Dear MAC Cosmetics:
You’ve failed me, MAC! *shakes fists*
Okay, now that the dramatic entrance is out of the way, we can get down to business. I have a legitimate complaint about the versatility of your mascara. I admit it does a beautiful job of making my lashes longer and fuller. And even though it’s not waterproof, it holds up well in the shower. It even looks fabulous with my eyes squeezed shut when Mr. K *almost* fists my vagina. But the moment things get hot and heavy and my face is shoved into a pillow, it all goes to hell in a handbasket. Don’t even get me started on its inability to stand strong against an eye full of semen.
Pfft. Smudge proof my ass.
Who sets these standards anyway? Do you have a quality control department specifically designed to test the effects of fucking? If not, I highly recommend you get on that. Heh…get on that.
I know I can’t be the only one who’s lived through this makeup meltdown. There must be hoards of others just like me. Women who cringe at the thought of hearing “you have mascara under your eyes, baby” while basking in the afterglow of post-coital bliss. Or while searching high and low for their missing butt plug. Shut up, it happens.
I don’t think I’m being unrealistic here. I’m not asking for lip gloss that remains unmoved during blow jobs, or hair that stays perfectly coiffed after my knees have been held up to my ears. That would be ridiculous. Besides, the freshly fucked look is gloriously sexy. Raccoon eyes? Not so much.
Dear Too Faced:
I heart you, baby. I heart you hard and naked in a field of blooming tulips as unicorns graze nearby. Your Shadow Insurance is a miracle worker. I don’t know what you put in that small golden tube of loveliness, but whatever it is, it makes my eye makeup stay perfectly in place. And I’ll have you know that I’ve tested it on multiple special occasions. Like during a fetish ball AND an orgy. It survived sweating on a crowded dance floor, getting poked in the eye by a pair of massive butterfly wings, being tied and flogged on a St. Andrew’s cross and multiple orgasms.

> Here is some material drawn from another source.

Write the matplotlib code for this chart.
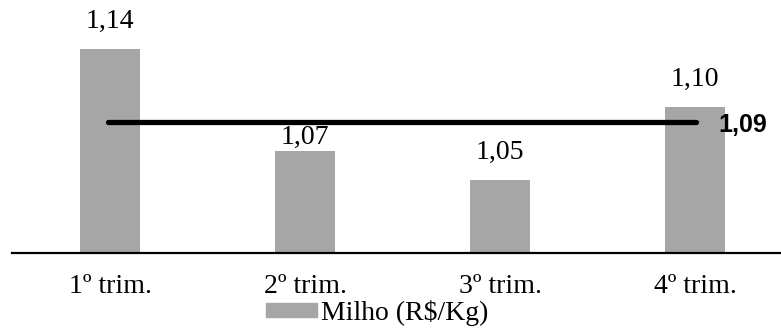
import matplotlib.pyplot as plt
from matplotlib.patches import Patch

# data
categories = ["1º trim.", "2º trim.", "3º trim.", "4º trim."]
milho = [1.14, 1.07, 1.05, 1.10]
media = 1.09
value_labels = ["1,14", "1,07", "1,05", "1,10"]
media_label = "1,09"

bar_color = "#a6a6a6"
serif = "Liberation Serif"

fig = plt.figure(figsize=(7.81, 3.29), dpi=100)
ax = fig.add_axes([12 / 781, 76 / 329, 769 / 781, 253 / 329])

x = list(range(len(categories)))
ax.bar(x, milho, width=0.31, color=bar_color, zorder=2)

# average line from first to last category
ax.plot([x[0] - 0.01, x[-1] + 0.005], [media, media], color="black",
        lw=3.8, solid_capstyle="round", zorder=3)
ax.annotate(media_label, (x[-1], media), xytext=(17, -2), textcoords="offset points",
            ha="left", va="center", fontsize=18, fontweight="bold",
            family="Liberation Sans")

# value labels (2nd one sits lower to dodge the line)
offsets = [11, 1, 11, 11]
for xi, v, lab, off in zip(x, milho, value_labels, offsets):
    ax.annotate(lab, (xi, v), xytext=(0, off), textcoords="offset points",
                ha="center", va="bottom", fontsize=20, family=serif)

ax.set_xlim(-0.5026, 3.441)
ax.set_ylim(1.0, 1.0 + 253 / 1458)
ax.set_xticks(x)
ax.set_xticklabels(categories, fontsize=20, family=serif)
ax.tick_params(axis="x", length=0, pad=15)
ax.set_yticks([])
for s in ["top", "right", "left"]:
    ax.spines[s].set_visible(False)
ax.spines["bottom"].set_linewidth(1.6)

leg = fig.legend(handles=[Patch(color=bar_color)], labels=["Milho (R$/Kg)"],
                 loc="center", bbox_to_anchor=(377 / 781, 1 - 313 / 329),
                 frameon=False, prop={"family": serif, "size": 20},
                 handlelength=1.84, handleheight=0.4, handletextpad=0.15,
                 borderpad=0, borderaxespad=0)

fig.savefig("out.png", dpi=100)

Perhaps your makeup scientists already know this, but eating pussy can sometimes be a gloriously messy event. I mean, if you’re doing it right. Recently I’ve been working on my technique which means that I like investing time between a woman’s thighs. Anyone who wears makeup doesn’t want to be framed between her legs sporting raccoon eyes. Unless you’re into that. With your Shadow Insurance as my base, my eye makeup remains perfect even after twenty minutes of cunnilingus. Not even orgasms smudge my shadow and eyeliner!
In fact, after I made beautiful Ms T orgasm at the orgy, I untangled myself from the crowded bed to take a pee break. (Even at orgies people have to pee.) One glance in the mirror showed me that, lo and behold, my eyes were unsmudged. I was so tickled that I flung open the bathroom door and announced, “MY EYE MAKEUP IS STILL WONDERFUL!” A crowd of blank stares met my reaction, but still I was triumphant. Wait, is cunnilingus one of your strenuous testing phases of your makeup lines? Because, sweeties, I will so offer to be your guinea pig.